I no longer remember which of us began to destroy my things first. I only remember the night as the end of our lives together in Amherst.
Helen and I were both psychotic.
There was shattered glass everywhere. I pushed the living Christmas tree in its redwood planter out the door, tumbling it down the back steps onto the snow. Helen picked up the TV from the kitchen counter, lugged it to the back door, and heaved it out, shattering its screen. I took the expensive vase that Chris and Dr. Turcotte’s daughter Amy had given me for Christmas and hurled it out the door, sending it skidding across the ice-encrusted snow to rest unbroken against the hedge that marked the end of the backyard.
Then Helen and I stood facing each other in the kitchen. Looking into my eyes, she said that she saw vision after vision unrolling. “My life!” she screamed. “My whole life is in your eyes!”
Not only was Helen psychotic, she was also sick of my depression as well as of me. Now that she had the relationship with Dr. Turcotte that she wanted, I no longer mattered.
r /> Woman in a volcano, I thought, looking at my painting. My head spun, the pressure mounting until I thought that mere bone was not strong enough to keep my brain from exploding and spewing itself all over my dining room.

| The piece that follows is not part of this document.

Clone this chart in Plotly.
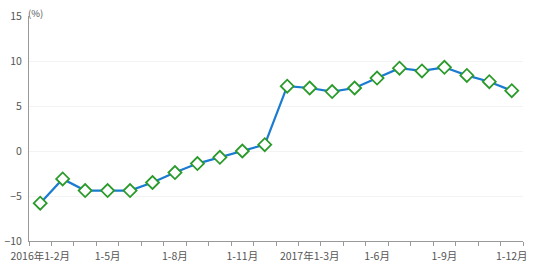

I picked up a large stone from my collection in a wooden bowl on the dining table. I hurled it at my pen-and-ink drawing of Emily Dickinson that hung over the dining table. The glass over it shattered to small jagged shards, which scattered on the table and floor. I took another stone and slung it at a framed etching of my father, done by the artist who did the drawings for my first book. Another stone shattered the glass covering an O’Keeffe print of an iris.
When Chris walked into the room and looked at me with disgust, I took one of the Wedgwood cups that my beloved Aunt Curtis had given me and threw it against the wall next to him—not at him—with all the strength of my adrenaline-flooded body.
Did Helen or I rip the painting of the woman in a volcano down the middle and throw it on the dining room floor with all my other ripped and shattered possessions?
I wasn’t aware when Chris and Amy had left the house to call Dr. Turcotte, who made out the papers to have me committed to the state hospital. He called the Amherst police to take me there. I was too absorbed in shattering glass and destroying my paintings and drawings.
Shortly the police arrived.
A policeman put handcuffs on me, while a policewoman silently watched. The doctor had evidently asked June to come with them. She stood beside me in the living room. When the policeman tried to get me out the door and into his car, my body went rigid as a steel rod. He dragged me across the street and tried to force me into the car. I struggled against him as hard as I could.
Of course he won. I gave up and sat down on the backseat. June went around to the other side and got in beside me. She sat upright and silent, hands folded in her lap, eyes straight ahead.